La storia del restauro dell'Annunciazione di Antonello da Messina
La storia del restauro dell'Annunciazione di Antonello da Messina raccontata da Giuseppe Basile in un articolo pubblicato da "Il giornale dell'arte", in un articolo per la rivista "Beta Gamma" e nella mostra di presentazione al pubblico tenuta nel 2008.
L’opera era stata commissionata all’artista siciliano nell’agosto 1474 da Giuliano Maniuni per la chiesa della SS. Annunziata di Palazzolo Acreide (nel Siracusano) e terminata entro il dicembre dello stesso anno.
Della sua paternità si era persa memoria fino alla seconda metà dell’ ‘800, quando degli studiosi locali cominciarono ad avanzare l’attribuzione ad Antonello, confermata nel 1903 dalla scoperta del documento di commissione.
Nonostante le sollecitazioni di studiosi quali Adolfo e Lionello Venturi, soltanto nel 1907 lo Stato riuscì ad acquistare l’opera, destinandola al Museo archeologico di Siracusa (da dove nel 1940 passerà al Museo Bellomo) e sottraendola così al suo stato di gravissimo degrado .
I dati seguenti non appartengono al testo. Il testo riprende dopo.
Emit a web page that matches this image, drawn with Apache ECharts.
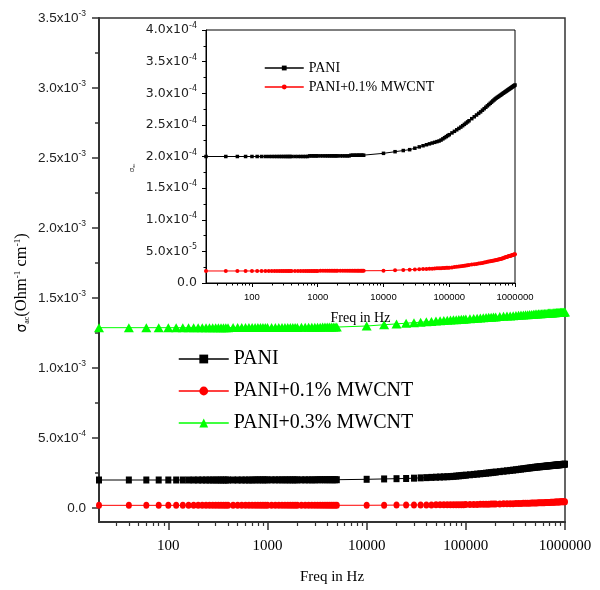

Tanto grave che il grande restauratore Luigi Cavenaghi dovette procedere alla rimozione della pellicola pittorica dal suo supporto in legno, ormai fradicio per l’umidità, e applicarla su una doppia tela con una operazione molto traumatica.
Infatti, a distanza di poco più di 20 anni, nel 1936, si rese necessario inviare il dipinto al Regio Gabinetto dei restauri degli Uffizi a Firenze, dove il restauratore Augusto Vermehren curò la riadesione della pellicola pittorica al supporto e, avendo rimosso i completamenti mimetici effettuati dal Cavenaghi, si trovò a dovere risolvere il problema assai arduo della reintegrazione delle lacune.
Le soluzioni da lui proposte furono però giudicate insoddisfacenti dall’apposita Commissione specialistica , sicchè il Ministro dell’Educazione Nazionale dispose, nel 1942, il trasporto dell’opera all’appena fondato Istituto centrale del restauro, dove venne data al problema una soluzione provvisoria, perché – come Brandi stesso afferma nel cataloghino della mostra tenuta quell’anno e nella Teoria del restauro – non aveva ancora messo a punto la ben nota metodologia della reintegrazione delle lacune e le conseguenti tecniche del tratteggio e dello abbassamento ottico-tonale, come avverrà dopo la fine della guerra.
Un successivo intervento, essenzialmente conservativo, venne effettuato sull’opera nel 1986-87 dal restauratore Ernesto Geraci sotto la guida di Gioacchino Barbera.
Rimanendo ancora in sospeso il problema delle lacune, ma soprattutto essendosi riscontrato un aggravamento nelle condizioni del supporto, in occasione della mostra di Antonello alle Scuderie del Quirinale le Autorità regionali siciliane chiedono all’ICR di volersi fare carico del problema, sicchè, nell’ambito di una Giornata di studio per il 100° anniversario della nascita di Cesare Brandi, Giuseppe Basile, Costanza Mora, Beatrice Provinciali e Albertina Soavi a nome dell’ICR illustrano un’ipotesi “virtuale” di reintegrazione delle lacune in tre fasi successive di avanzamento (dal semplice abbassamento ottico-tonale alla chiusura a tratteggio delle lacune più semplici alla soluzione delle lacune più problematiche, ma sempre nell’ambito della ricostruibilità), riscuotendo l’approvazione degli specialisti presenti
Quanto alla restituzione del testo pittorico originario (o il più vicino possibile a quello originario), si è operato, tramite le due tecniche sopra citate, mirando principalmente a restituire l’opera alla fruizione nella complessità - per tanti versi finora insospettata – della sua struttura spaziale e cromatico-luminosa.